Devono passare più di trent’anni perché qualcuno riprenda in mano contemporaneamente quel romanzo e una cinepresa. Lyne ha realizzato alcuni film di successo e lo sfondo sessuale è parte integrante delle sue opere. È il 1997 e Nabokov è scomparso da vent’anni, eppure questa nuova partita a scacchi lo affascina, per questa terza Lolita – la seconda cinematografica – forse si può fare meglio perfino di come ha agito un mostro sacro come Kubrick. Lyne gioca in modo meno spavaldo dell’anziano collega (che nel frattempo sta preparando il suo ultimo film, Eyes Wide Shut) e, anzi, muove le pedine con un timore reverenziale nei confronti di Nabokov quasi eccessivo. Come non volesse offendere l’avversario con mosse troppo “creative”. Ne viene fuori un film ben fatto, magari con meno “anima” rispetto al precedente, ma molto più fedele al libro.
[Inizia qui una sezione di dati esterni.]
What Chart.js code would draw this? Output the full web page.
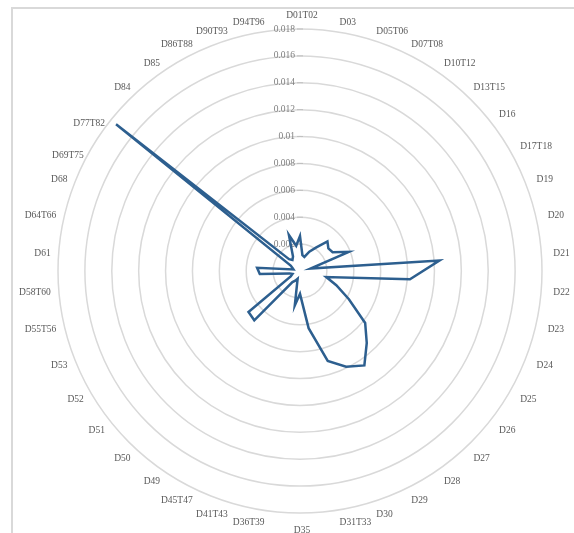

Certo, non siamo più a inizio anni ‘60, Lolita non deve avere per forza 16 anni e può addirittura baciare in bocca il suo scostumato, malato patrigno. Chi la vince questa partita? Patta, senza se e senza ma. Il film è piacevole, ma a un certo punto ti porta a chiedere se fosse necessario e se non sarebbe bastato leggere il romanzo. E no, non c’è la dissolvenza immaginata da Nabokov.

Dopo una sconfitta e un pareggio, arriviamo alla terza partita di scacchi del romanziere russo. La partita infinita, quella con i suoi lettori, con tutti noi. Prendiamo Nafisi come portavoce globale e andiamo a vedere come viene alla luce l’ultima Lolita. Leggere Lolita a Teheran è un libro pubblicato nel 2003. È un saggio, è un romanzo, è un diario. L’autrice insegna all’ateneo di Teheran e tiene un seminario su Nabokov con le sue studenti migliori. Come si fa nel 2003 a dire qualcosa che non è ancora stato detto su Lolita? Nafisi ci riesce: svela i segreti di Humbert Humbert, svela quello che Nabokov non dice e che Kubrick e Lyne forse non hanno capito o non hanno avuto il tempo di approfondire: ci parla della psicologia del protagonista e del suo influsso sulla nostra mente, di come Humbert seduca Lolita e, nel frattempo, seduca e compia violenze ripetute su tutti noi. Leggere per credere.

Ed è questa la grande vittoria di Nabokov. E di Lolita.